John Fastabend April 3, 2023, 9:05 p.m. UTC | #2
Jakub Sitnicki wrote:
> On Mon, Mar 27, 2023 at 10:54 AM -07, John Fastabend wrote:
> > The sockmap code is returning EAGAIN after a FIN packet is received and no
> > more data is on the receive queue. Correct behavior is to return 0 to the
> > user and the user can then close the socket. The EAGAIN causes many apps
> > to retry which masks the problem. Eventually the socket is evicted from
> > the sockmap because its released from sockmap sock free handling. The
> > issue creates a delay and can cause some errors on application side.
> >
> > To fix this check on sk_msg_recvmsg side if length is zero and FIN flag
> > is set then set return to zero. A selftest will be added to check this
> > condition.
> >
> > Fixes: 04919bed948dc ("tcp: Introduce tcp_read_skb()")
> > Tested-by: William Findlay <will@isovalent.com>
> > Signed-off-by: John Fastabend <john.fastabend@gmail.com>
> > ---
> >  net/ipv4/tcp_bpf.c | 31 +++++++++++++++++++++++++++++++
> >  1 file changed, 31 insertions(+)
> >
> > diff --git a/net/ipv4/tcp_bpf.c b/net/ipv4/tcp_bpf.c
> > index cf26d65ca389..3a0f43f3afd8 100644
> > --- a/net/ipv4/tcp_bpf.c
> > +++ b/net/ipv4/tcp_bpf.c
> 
> [...]
> 
> > @@ -193,6 +211,19 @@ static int tcp_bpf_recvmsg_parser(struct sock *sk,
> >  	lock_sock(sk);
> >  msg_bytes_ready:
> >  	copied = sk_msg_recvmsg(sk, psock, msg, len, flags);
> > +	/* The typical case for EFAULT is the socket was gracefully
> > +	 * shutdown with a FIN pkt. So check here the other case is
> > +	 * some error on copy_page_to_iter which would be unexpected.
> > +	 * On fin return correct return code to zero.
> > +	 */
> > +	if (copied == -EFAULT) {
> > +		bool is_fin = is_next_msg_fin(psock);
> > +
> > +		if (is_fin) {
> > +			copied = 0;
> > +			goto out;
> > +		}
> > +	}
> >  	if (!copied) {
> >  		long timeo;
> >  		int data;
> 
> tcp_bpf_recvmsg needs a similar fix, no?

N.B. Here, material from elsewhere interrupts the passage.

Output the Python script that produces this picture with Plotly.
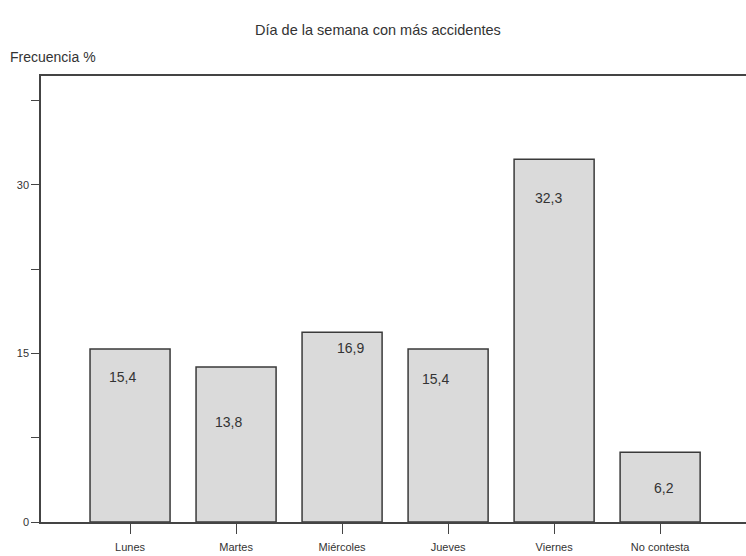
import plotly.graph_objects as go

categories = ["Lunes", "Martes", "Miércoles", "Jueves", "Viernes", "No contesta"]
values = [15.4, 13.8, 16.9, 15.4, 32.3, 6.2]
value_labels = ["15,4", "13,8", "16,9", "15,4", "32,3", "6,2"]
y_tickvals = [0, 7.5, 15, 22.5, 30, 37.5]
y_ticktext = ["0", "", "15", "", "30", ""]

# label pixel offsets (style only)
label_xshift = [-8, -8, 8, -13, -6, 4]
label_yshift = [-28, -55, -16, -30, -39, -36]

fig = go.Figure()
fig.add_trace(go.Bar(
    x=list(range(len(categories))), y=values,
    width=0.755,
    marker=dict(color="#dadada", line=dict(color="#3a3a3a", width=1.5)),
    hoverinfo="skip",
))

for i, (v, t) in enumerate(zip(values, value_labels)):
    fig.add_annotation(x=i, y=v, text=t, showarrow=False,
                       xshift=label_xshift[i], yshift=label_yshift[i],
                       font=dict(size=14, color="#333333"))

fig.add_annotation(xref="paper", yref="paper", x=0.478, y=1.0, yshift=46,
                   yanchor="middle", xanchor="center",
                   text="Día de la semana con más accidentes", showarrow=False,
                   font=dict(size=14.5, color="#333333"))
fig.add_annotation(xref="paper", yref="paper", x=-0.047, y=1.0, yshift=19,
                   yanchor="middle", xanchor="left",
                   text="Frecuencia %", showarrow=False,
                   font=dict(size=14, color="#333333"))

tick_font = dict(size=11, color="#333333")
fig.update_layout(
    width=746, height=556,
    margin=dict(l=41, r=0, t=76, b=34),
    paper_bgcolor="white", plot_bgcolor="white",
    font=dict(family="Liberation Sans, Arial, sans-serif", color="#333333"),
    showlegend=False,
    xaxis=dict(
        range=[-0.84, 5.81],
        tickvals=list(range(len(categories))), ticktext=categories,
        ticks="outside", ticklen=10, tickcolor="#444", tickwidth=1,
        ticklabelstandoff=4,
        showline=True, linecolor="#444", linewidth=1.5, mirror=True,
        showgrid=False, zeroline=False,
        tickfont=tick_font,
    ),
    yaxis=dict(
        range=[0, 39.7],
        tickvals=y_tickvals, ticktext=y_ticktext,
        ticks="outside", ticklen=8, tickcolor="#444", tickwidth=1,
        showline=True, linecolor="#444", linewidth=1.5,
        showgrid=False, zeroline=False,
        tickfont=tick_font,
    ),
)

fig.write_html("out.html", config={"displayModeBar": False},
               post_script="document.body.style.margin='0';document.body.style.overflow='hidden';")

Yes, I had lumped it in with follow up fixes needed for the
stream parser case but your right its not related.

Mind if I do it in a follow up? Or if I need to do a v4 I'll
roll it in there.

Thanks!
John
Jakub Sitnicki April 4, 2023, 10:11 a.m. UTC | #3
On Mon, Apr 03, 2023 at 02:05 PM -07, John Fastabend wrote:
> Jakub Sitnicki wrote:

[...]

>> tcp_bpf_recvmsg needs a similar fix, no?
>
> Yes, I had lumped it in with follow up fixes needed for the
> stream parser case but your right its not related.
>
> Mind if I do it in a follow up? Or if I need to do a v4 I'll
> roll it in there.

That works. Totally your call.
diff mbox series

Patch

diff --git a/net/ipv4/tcp_bpf.c b/net/ipv4/tcp_bpf.c
index cf26d65ca389..3a0f43f3afd8 100644
--- a/net/ipv4/tcp_bpf.c
+++ b/net/ipv4/tcp_bpf.c
@@ -174,6 +174,24 @@  static int tcp_msg_wait_data(struct sock *sk, struct sk_psock *psock,
 	return ret;
 }
 
+static bool is_next_msg_fin(struct sk_psock *psock)
+{
+	struct scatterlist *sge;
+	struct sk_msg *msg_rx;
+	int i;
+
+	msg_rx = sk_psock_peek_msg(psock);
+	i = msg_rx->sg.start;
+	sge = sk_msg_elem(msg_rx, i);
+	if (!sge->length) {
+		struct sk_buff *skb = msg_rx->skb;
+
+		if (skb && TCP_SKB_CB(skb)->tcp_flags & TCPHDR_FIN)
+			return true;
+	}
+	return false;
+}
+
 static int tcp_bpf_recvmsg_parser(struct sock *sk,
 				  struct msghdr *msg,
 				  size_t len,
@@ -193,6 +211,19 @@  static int tcp_bpf_recvmsg_parser(struct sock *sk,
 	lock_sock(sk);
 msg_bytes_ready:
 	copied = sk_msg_recvmsg(sk, psock, msg, len, flags);
+	/* The typical case for EFAULT is the socket was gracefully
+	 * shutdown with a FIN pkt. So check here the other case is
+	 * some error on copy_page_to_iter which would be unexpected.
+	 * On fin return correct return code to zero.
+	 */
+	if (copied == -EFAULT) {
+		bool is_fin = is_next_msg_fin(psock);
+
+		if (is_fin) {
+			copied = 0;
+			goto out;
+		}
+	}
 	if (!copied) {
 		long timeo;
 		int data;